== Data section ==
%%
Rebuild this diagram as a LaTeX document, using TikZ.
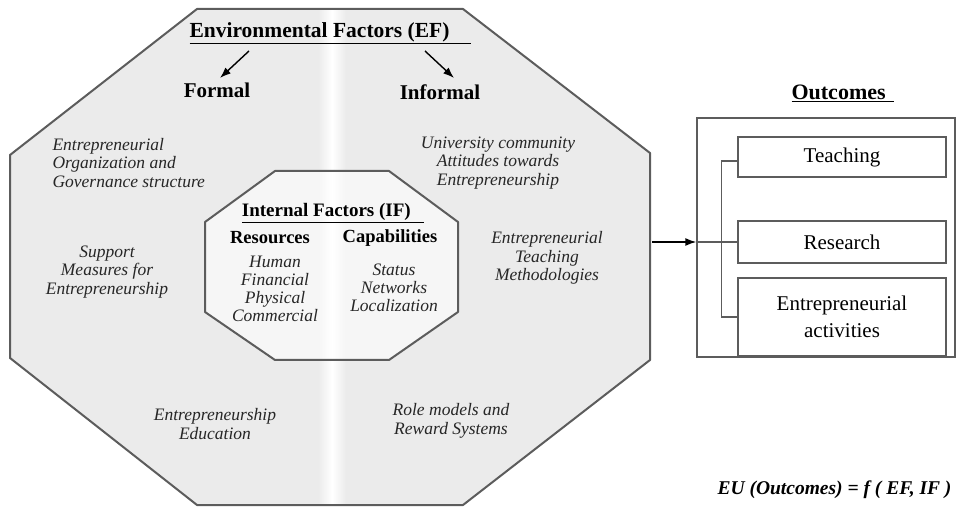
\documentclass[tikz,border=0pt]{standalone}
\usepackage{fontspec}
\setmainfont{Liberation Serif}
\usetikzlibrary{arrows.meta}

\definecolor{efgray}{HTML}{EBEBEB}
\definecolor{ifgray}{HTML}{F6F6F6}
\definecolor{linegray}{HTML}{5C5C5C}

\newcommand{\efoct}{(197,9) -- (463,9) -- (650,153) -- (650,360) -- (463,505) -- (197,505) -- (10,358) -- (10,155) -- cycle}
\newcommand{\ifoct}{(275,171) -- (389,171) -- (458,222) -- (458,312) -- (389,360) -- (275,360) -- (205,312) -- (205,222) -- cycle}

\tikzset{
  hd/.style={font=\fontsize{21}{24}\selectfont\bfseries},
  fac/.style={font=\fontsize{17.5}{18.5}\selectfont\itshape, align=center, text=black!85},
  outitem/.style={draw=linegray, line width=1.4pt, fill=white, minimum width=208pt,
    minimum height=40pt, align=center, font=\fontsize{21}{27}\selectfont},
  arr/.style={-{Latex[length=11pt,width=8pt]}, line width=1.4pt}
}

\begin{document}
\begin{tikzpicture}[x=1pt,y=-1pt]
  \useasboundingbox (0,0) rectangle (958,518);

  % environmental factors
  \fill[efgray] \efoct;
  \begin{scope}
    \clip \efoct;
    \shade[left color=efgray, right color=efgray, middle color=white] (318,0) rectangle (346,518);
  \end{scope}
  \draw[linegray, line width=2pt, line join=round] \efoct;

  % internal factors
  \fill[ifgray] \ifoct;
  \begin{scope}
    \clip \ifoct;
    \shade[left color=ifgray, right color=ifgray, middle color=white] (319,0) rectangle (345,518);
  \end{scope}
  \draw[linegray, line width=2pt, line join=round] \ifoct;

  \node[hd, font=\fontsize{21.5}{24}\selectfont\bfseries, anchor=west] (ef) at (186,33) {\underline{Environmental Factors (EF)\hspace{1em}}};
  \node[hd] (formal)   at (217,90) {Formal};
  \node[hd] (informal) at (440,92) {Informal};

  \coordinate (ef-l) at (249,51);
  \coordinate (ef-r) at (425,51);
  \coordinate (formal-in)   at (220,78);
  \coordinate (informal-in) at (454,78);
  \draw[arr] (ef-l) -- (formal-in);
  \draw[arr] (ef-r) -- (informal-in);

  \begin{scope}[every node/.style={fac}]
    \node[align=left, anchor=west] (orggov) at (49,163) {Entrepreneurial\\Organization and\\Governance structure};
    \node (univ)      at (498,163) {University community\\Attitudes towards\\Entrepreneurship};
    \node (support)   at (107,272) {Support\\Measures for\\Entrepreneurship};
    \node (teachmeth) at (547,258) {Entrepreneurial\\Teaching\\Methodologies};
    \node (edu)       at (215,424) {Entrepreneurship\\Education};
    \node (rolemod)   at (451,421) {Role models and\\Reward Systems};
  \end{scope}

  \node[hd, font=\fontsize{19}{22}\selectfont\bfseries] (if) at (333,213) {\underline{Internal Factors (IF)\hspace{.7em}}};
  \node[font=\fontsize{18.5}{22}\selectfont\bfseries] (resources)    at (270,238) {Resources};
  \node[font=\fontsize{18.5}{22}\selectfont\bfseries] (capabilities) at (390,238) {Capabilities};

  \begin{scope}[every node/.style={fac, font=\fontsize{17.5}{17.8}\selectfont\itshape}]
    \node (reslist) at (275,289) {Human\\Financial\\Physical\\Commercial};
    \node (caplist) at (394,288) {Status\\Networks\\Localization};
  \end{scope}

  % outcomes
  \node[font=\fontsize{22}{24}\selectfont\bfseries] (outt) at (843,93) {\underline{Outcomes\hspace{.4em}}};
  \node[draw=linegray, line width=1.4pt, minimum width=258pt, minimum height=239pt] (out) at (826,237.5) {};
  \node[outitem] (teach) at (842,157) {Teaching};
  \node[outitem, minimum height=42pt] (res) at (842,242) {Research};
  \node[outitem, minimum height=78pt] (entre) at (842,317) {Entrepreneurial\\activities};

  \draw[linegray, line width=1.2pt] (teach.west) ++(0,4) -- ++(-16,0) |- (entre.west);
  \draw[linegray, line width=1.2pt] (res.west) -- (res.west -| out.west);

  \coordinate (ef-out) at (652,242);
  \draw[arr] (ef-out) -- (ef-out -| out.west);

  \node[font=\fontsize{19.5}{22}\selectfont\bfseries\itshape, anchor=east] (eu) at (955,490) {EU (Outcomes) = f ( EF, IF )};
\end{tikzpicture}
\end{document}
%%
== Do this ==
Repeat the listing above exactly from its first line to the line containing "line join=round] \efoct;", both included, and omit the pictures.

== Reply ==
Rebuild this diagram as a LaTeX document, using TikZ.
\documentclass[tikz,border=0pt]{standalone}
\usepackage{fontspec}
\setmainfont{Liberation Serif}
\usetikzlibrary{arrows.meta}

\definecolor{efgray}{HTML}{EBEBEB}
\definecolor{ifgray}{HTML}{F6F6F6}
\definecolor{linegray}{HTML}{5C5C5C}

\newcommand{\efoct}{(197,9) -- (463,9) -- (650,153) -- (650,360) -- (463,505) -- (197,505) -- (10,358) -- (10,155) -- cycle}
\newcommand{\ifoct}{(275,171) -- (389,171) -- (458,222) -- (458,312) -- (389,360) -- (275,360) -- (205,312) -- (205,222) -- cycle}

\tikzset{
  hd/.style={font=\fontsize{21}{24}\selectfont\bfseries},
  fac/.style={font=\fontsize{17.5}{18.5}\selectfont\itshape, align=center, text=black!85},
  outitem/.style={draw=linegray, line width=1.4pt, fill=white, minimum width=208pt,
    minimum height=40pt, align=center, font=\fontsize{21}{27}\selectfont},
  arr/.style={-{Latex[length=11pt,width=8pt]}, line width=1.4pt}
}

\begin{document}
\begin{tikzpicture}[x=1pt,y=-1pt]
  \useasboundingbox (0,0) rectangle (958,518);

  % environmental factors
  \fill[efgray] \efoct;
  \begin{scope}
    \clip \efoct;
    \shade[left color=efgray, right color=efgray, middle color=white] (318,0) rectangle (346,518);
  \end{scope}
  \draw[linegray, line width=2pt, line join=round] \efoct;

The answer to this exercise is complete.